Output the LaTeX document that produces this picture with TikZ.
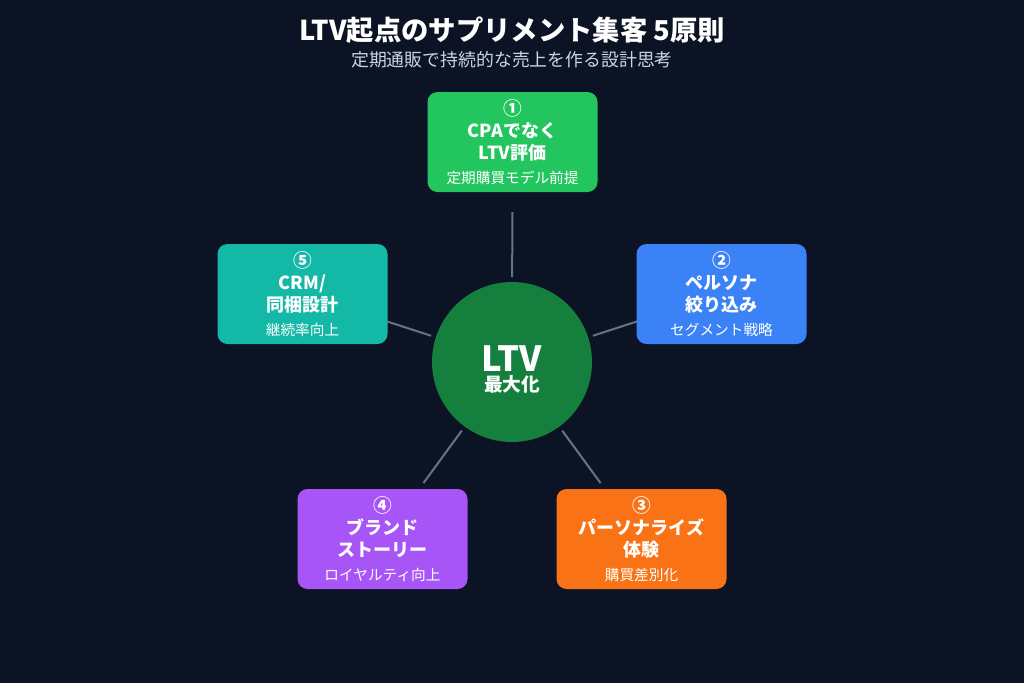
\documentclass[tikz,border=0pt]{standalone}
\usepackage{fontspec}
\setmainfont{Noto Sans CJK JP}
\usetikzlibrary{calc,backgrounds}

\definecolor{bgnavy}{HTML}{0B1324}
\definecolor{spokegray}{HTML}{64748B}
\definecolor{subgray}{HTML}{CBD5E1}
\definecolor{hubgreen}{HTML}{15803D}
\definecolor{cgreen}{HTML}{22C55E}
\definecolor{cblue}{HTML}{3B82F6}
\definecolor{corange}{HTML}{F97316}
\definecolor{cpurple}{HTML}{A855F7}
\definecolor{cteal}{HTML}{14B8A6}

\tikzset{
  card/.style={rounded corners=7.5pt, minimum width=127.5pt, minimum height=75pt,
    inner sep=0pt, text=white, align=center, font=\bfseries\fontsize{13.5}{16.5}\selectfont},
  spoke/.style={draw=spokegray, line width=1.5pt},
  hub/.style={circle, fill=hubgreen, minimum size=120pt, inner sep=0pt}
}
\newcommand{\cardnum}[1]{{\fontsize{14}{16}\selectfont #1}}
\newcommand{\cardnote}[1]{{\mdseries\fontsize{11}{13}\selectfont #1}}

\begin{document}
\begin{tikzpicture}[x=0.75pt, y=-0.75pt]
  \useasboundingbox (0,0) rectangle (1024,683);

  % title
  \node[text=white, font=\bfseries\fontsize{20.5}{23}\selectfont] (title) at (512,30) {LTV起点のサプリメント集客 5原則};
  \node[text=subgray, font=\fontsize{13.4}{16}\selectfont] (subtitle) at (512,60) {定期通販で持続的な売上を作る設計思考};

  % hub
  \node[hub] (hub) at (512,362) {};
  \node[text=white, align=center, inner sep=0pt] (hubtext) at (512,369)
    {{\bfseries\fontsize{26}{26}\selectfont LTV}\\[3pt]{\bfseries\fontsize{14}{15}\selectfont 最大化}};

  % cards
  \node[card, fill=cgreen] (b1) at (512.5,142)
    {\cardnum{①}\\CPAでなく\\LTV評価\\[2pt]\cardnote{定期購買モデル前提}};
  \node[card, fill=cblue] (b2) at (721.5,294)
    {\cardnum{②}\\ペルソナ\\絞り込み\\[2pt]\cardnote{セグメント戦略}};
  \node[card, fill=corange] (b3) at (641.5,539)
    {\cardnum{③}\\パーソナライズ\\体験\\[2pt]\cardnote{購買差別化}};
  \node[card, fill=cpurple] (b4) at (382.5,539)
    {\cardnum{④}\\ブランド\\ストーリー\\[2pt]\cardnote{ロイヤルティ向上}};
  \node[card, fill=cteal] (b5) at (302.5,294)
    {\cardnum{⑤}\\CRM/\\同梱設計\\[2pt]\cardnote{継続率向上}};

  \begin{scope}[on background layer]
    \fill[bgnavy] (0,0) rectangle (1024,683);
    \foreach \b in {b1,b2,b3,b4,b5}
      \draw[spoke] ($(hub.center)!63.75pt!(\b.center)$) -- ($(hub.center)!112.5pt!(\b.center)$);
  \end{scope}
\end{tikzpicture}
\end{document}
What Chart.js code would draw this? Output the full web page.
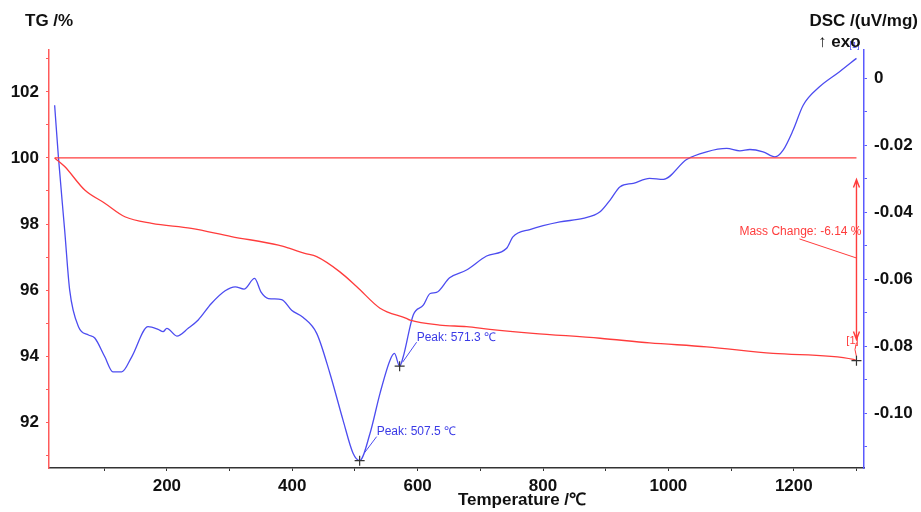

....

■ **WHAT YOU ARE ASKED TO DO**
Reproduce the listing above exactly, excluding all pictures.

■ **TASK RESULT**
Output the LaTeX document that produces this picture with TikZ.
\documentclass[tikz,border=0pt]{standalone}
\usepackage{fontspec}
\setmainfont{Noto Sans CJK JP}
\usetikzlibrary{calc,backgrounds}

\definecolor{bgnavy}{HTML}{0B1324}
\definecolor{spokegray}{HTML}{64748B}
\definecolor{subgray}{HTML}{CBD5E1}
\definecolor{hubgreen}{HTML}{15803D}
\definecolor{cgreen}{HTML}{22C55E}
\definecolor{cblue}{HTML}{3B82F6}
\definecolor{corange}{HTML}{F97316}
\definecolor{cpurple}{HTML}{A855F7}
\definecolor{cteal}{HTML}{14B8A6}

\tikzset{
  card/.style={rounded corners=7.5pt, minimum width=127.5pt, minimum height=75pt,
    inner sep=0pt, text=white, align=center, font=\bfseries\fontsize{13.5}{16.5}\selectfont},
  spoke/.style={draw=spokegray, line width=1.5pt},
  hub/.style={circle, fill=hubgreen, minimum size=120pt, inner sep=0pt}
}
\newcommand{\cardnum}[1]{{\fontsize{14}{16}\selectfont #1}}
\newcommand{\cardnote}[1]{{\mdseries\fontsize{11}{13}\selectfont #1}}

\begin{document}
\begin{tikzpicture}[x=0.75pt, y=-0.75pt]
  \useasboundingbox (0,0) rectangle (1024,683);

  % title
  \node[text=white, font=\bfseries\fontsize{20.5}{23}\selectfont] (title) at (512,30) {LTV起点のサプリメント集客 5原則};
  \node[text=subgray, font=\fontsize{13.4}{16}\selectfont] (subtitle) at (512,60) {定期通販で持続的な売上を作る設計思考};

  % hub
  \node[hub] (hub) at (512,362) {};
  \node[text=white, align=center, inner sep=0pt] (hubtext) at (512,369)
    {{\bfseries\fontsize{26}{26}\selectfont LTV}\\[3pt]{\bfseries\fontsize{14}{15}\selectfont 最大化}};

  % cards
  \node[card, fill=cgreen] (b1) at (512.5,142)
    {\cardnum{①}\\CPAでなく\\LTV評価\\[2pt]\cardnote{定期購買モデル前提}};
  \node[card, fill=cblue] (b2) at (721.5,294)
    {\cardnum{②}\\ペルソナ\\絞り込み\\[2pt]\cardnote{セグメント戦略}};
  \node[card, fill=corange] (b3) at (641.5,539)
    {\cardnum{③}\\パーソナライズ\\体験\\[2pt]\cardnote{購買差別化}};
  \node[card, fill=cpurple] (b4) at (382.5,539)
    {\cardnum{④}\\ブランド\\ストーリー\\[2pt]\cardnote{ロイヤルティ向上}};
  \node[card, fill=cteal] (b5) at (302.5,294)
    {\cardnum{⑤}\\CRM/\\同梱設計\\[2pt]\cardnote{継続率向上}};

  \begin{scope}[on background layer]
    \fill[bgnavy] (0,0) rectangle (1024,683);
    \foreach \b in {b1,b2,b3,b4,b5}
      \draw[spoke] ($(hub.center)!63.75pt!(\b.center)$) -- ($(hub.center)!112.5pt!(\b.center)$);
  \end{scope}
\end{tikzpicture}
\end{document}
What Chart.js code would draw this? Output the full web page.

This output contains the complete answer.